┌──
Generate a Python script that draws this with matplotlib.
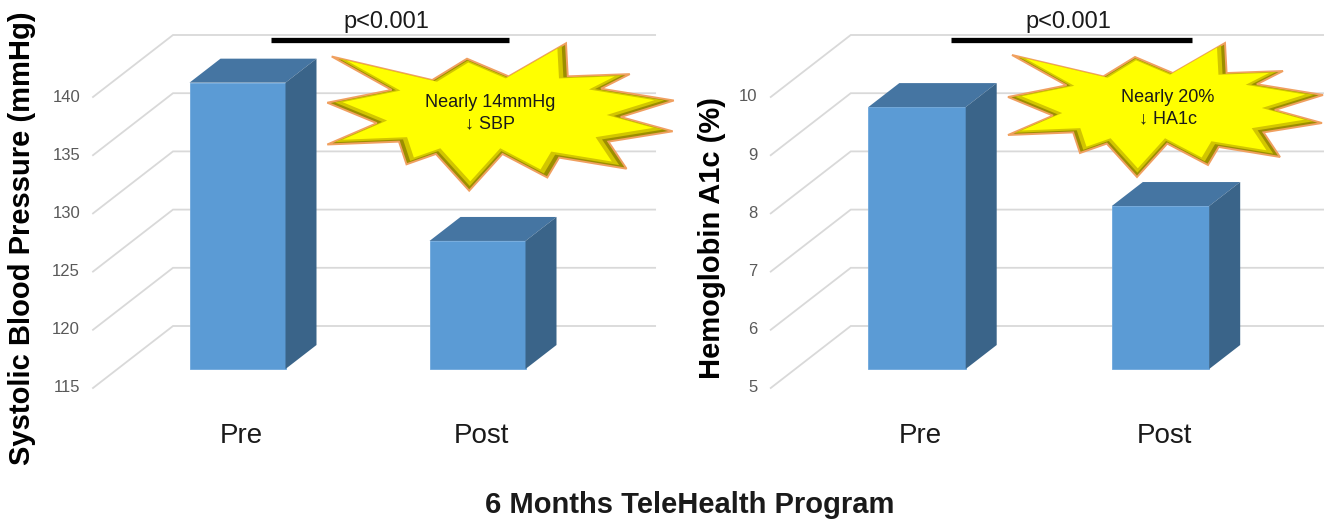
import matplotlib
matplotlib.use("Agg")
import matplotlib.pyplot as plt
from matplotlib.patches import Polygon

plt.rcParams['font.family'] = ['Liberation Sans', 'DejaVu Sans']

# data
groups = ['Pre', 'Post']
sbp = [139.6, 126.0]
hba1c = [9.5, 7.8]
sbp_ticks = [115, 120, 125, 130, 135, 140]
a1c_ticks = [5, 6, 7, 8, 9, 10]
p_text = 'p<0.001'
callouts = ['Nearly 14mmHg\n\u2193 SBP', 'Nearly 20%\n\u2193 HA1c']

W, H = 1324, 521
fig = plt.figure(figsize=(W / 100, H / 100), dpi=100)

FRONT = '#5B9BD5'
TOP = '#4575A2'
SIDE = '#3A6489'
GRID = '#D9D9D9'


def make_axes(px_left, px_right, cat0_px, step_px, base_val, base_px, px_per_val):
    ax = fig.add_axes([px_left / W, 0, (px_right - px_left) / W, 1])
    ax.set_xlim((px_left - cat0_px) / step_px, (px_right - cat0_px) / step_px)
    ax.set_ylim(base_val - (H - base_px) / px_per_val, base_val + base_px / px_per_val)
    ax.axis('off')
    ax.ux = 1.0 / step_px        # data units per pixel, x
    ax.uv = 1.0 / px_per_val     # data units per pixel, y
    ax.base = base_val
    ax.base_px = base_px
    return ax


def val_at(ax, ypx):
    return ax.base + (ax.base_px - ypx) * ax.uv


def draw_panel(ax, values, ticks, grid_end, ylabel, ylabel_x):
    ux, uv = ax.ux, ax.uv
    wall = -0.5
    # floor/back-wall gridlines
    for t in ticks:
        fx, fy = wall - 24.5 * ux, t - 19 * uv
        bx, by = wall + 55.5 * ux, t + 43 * uv
        ax.plot([fx, bx, grid_end], [fy, by, by], color=GRID, lw=1.3,
                zorder=1, solid_joinstyle='miter')
        ax.text(fx - 13 * ux, fy, str(t), ha='right', va='center',
                fontsize=12, color='#595959')

    # 3d bars
    bw = 0.4
    ddx, ddv = 31 * ux, 24 * uv
    xs = list(range(len(values)))
    ax.bar(xs, [v - ax.base for v in values], bottom=ax.base, width=bw,
           color=FRONT, zorder=3, edgecolor='#6FA8DC', linewidth=0.6)
    for x, v in zip(xs, values):
        l, r = x - bw / 2, x + bw / 2
        top = [(l, v), (r, v), (r + ddx, v + ddv), (l + ddx, v + ddv)]
        side = [(r, ax.base), (r, v), (r + ddx, v + ddv), (r + ddx, ax.base + ddv)]
        ax.add_patch(Polygon(top, closed=True, facecolor=TOP, edgecolor='none', zorder=3))
        ax.add_patch(Polygon(side, closed=True, facecolor=SIDE, edgecolor='none', zorder=3))

    # category labels
    for x, g in zip(xs, groups):
        ax.text(x + 0.015, val_at(ax, 436), g, ha='center', va='center',
                fontsize=20, color='#1a1a1a')

    # significance bar
    yb = val_at(ax, 40)
    ax.plot([0.14, 1.13], [yb, yb], color='black', lw=3.8,
            solid_capstyle='butt', zorder=4)
    ax.text(0.62, val_at(ax, 28), p_text, ha='center', va='baseline',
            fontsize=17, color='#1a1a1a')

    fig.text(ylabel_x / W, 1 - 238 / H, ylabel, rotation=90, ha='center',
             va='center', fontsize=21, fontweight='bold', color='black')


# star-burst callout shape (pixel offsets from centre, y downwards);
# every second point is an inner vertex
star = [(-153, -55), (-55, -30), (-30, -53), (7, -33), (60, -67), (55, -33),
        (118, -39), (82, -23), (158, -15), (98, 0), (157, 13), (88, 20),
        (115, 47), (48, 33), (43, 55), (2, 30), (-28, 67), (-52, 30),
        (-85, 43), (-82, 20), (-157, 25), (-100, 5), (-157, -13), (-88, -22)]


def draw_star(cx, cy, s, text, tx, ty):
    def pts(scale, ox=0, oy=0):
        out = []
        for i, (dx, dy) in enumerate(star):
            k = 1.12 if i % 2 else 1.0
            out.append(((cx + scale * k * s * dx + ox) / W,
                        1 - (cy + scale * k * s * dy + oy) / H))
        return out
    fig.add_artist(Polygon(pts(1.0), closed=True, transform=fig.transFigure,
                           facecolor='#9C8E00', edgecolor='#F0A060', lw=1.4, zorder=10))
    fig.add_artist(Polygon(pts(0.95, -1, -1), closed=True, transform=fig.transFigure,
                           facecolor='#D2C600', edgecolor='none', zorder=11))
    fig.add_artist(Polygon(pts(0.9, -2, -2), closed=True, transform=fig.transFigure,
                           facecolor='#FFFF00', edgecolor='none', zorder=12))
    fig.text(tx / W, 1 - ty / H, text, ha='center', va='center', fontsize=13,
             family=['Liberation Sans Narrow', 'Liberation Sans', 'DejaVu Sans'],
             color='#1a1a1a', linespacing=1.35, zorder=13)


ax1 = make_axes(0, 662, 237.5, 240, 115, 369, 11.64)
draw_panel(ax1, sbp, sbp_ticks, 1.74, 'Systolic Blood Pressure (mmHg)', 22)

ax2 = make_axes(662, 1324, 917, 243.5, 5, 369, 58.2)
draw_panel(ax2, hba1c, a1c_ticks, 1.68, 'Hemoglobin A1c (%)', 712)

draw_star(500, 117, 1.1, callouts[0], 490, 113)
draw_star(1165, 110, 1.0, callouts[1], 1168, 108)

fig.text(690 / W, 1 - 505 / H, '6 Months TeleHealth Program', ha='center',
         va='center', fontsize=21, fontweight='bold', color='#1a1a1a')

fig.savefig('out.png', dpi=100, facecolor='white')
└──
Instructions for the task →
Copy nothing but the lines from the top of the material through the line holding "return ax.base +", exactly as written; omit pictures.

Result →
Generate a Python script that draws this with matplotlib.
import matplotlib
matplotlib.use("Agg")
import matplotlib.pyplot as plt
from matplotlib.patches import Polygon

plt.rcParams['font.family'] = ['Liberation Sans', 'DejaVu Sans']

# data
groups = ['Pre', 'Post']
sbp = [139.6, 126.0]
hba1c = [9.5, 7.8]
sbp_ticks = [115, 120, 125, 130, 135, 140]
a1c_ticks = [5, 6, 7, 8, 9, 10]
p_text = 'p<0.001'
callouts = ['Nearly 14mmHg\n\u2193 SBP', 'Nearly 20%\n\u2193 HA1c']

W, H = 1324, 521
fig = plt.figure(figsize=(W / 100, H / 100), dpi=100)

FRONT = '#5B9BD5'
TOP = '#4575A2'
SIDE = '#3A6489'
GRID = '#D9D9D9'


def make_axes(px_left, px_right, cat0_px, step_px, base_val, base_px, px_per_val):
    ax = fig.add_axes([px_left / W, 0, (px_right - px_left) / W, 1])
    ax.set_xlim((px_left - cat0_px) / step_px, (px_right - cat0_px) / step_px)
    ax.set_ylim(base_val - (H - base_px) / px_per_val, base_val + base_px / px_per_val)
    ax.axis('off')
    ax.ux = 1.0 / step_px        # data units per pixel, x
    ax.uv = 1.0 / px_per_val     # data units per pixel, y
    ax.base = base_val
    ax.base_px = base_px
    return ax


def val_at(ax, ypx):
    return ax.base + (ax.base_px - ypx) * ax.uv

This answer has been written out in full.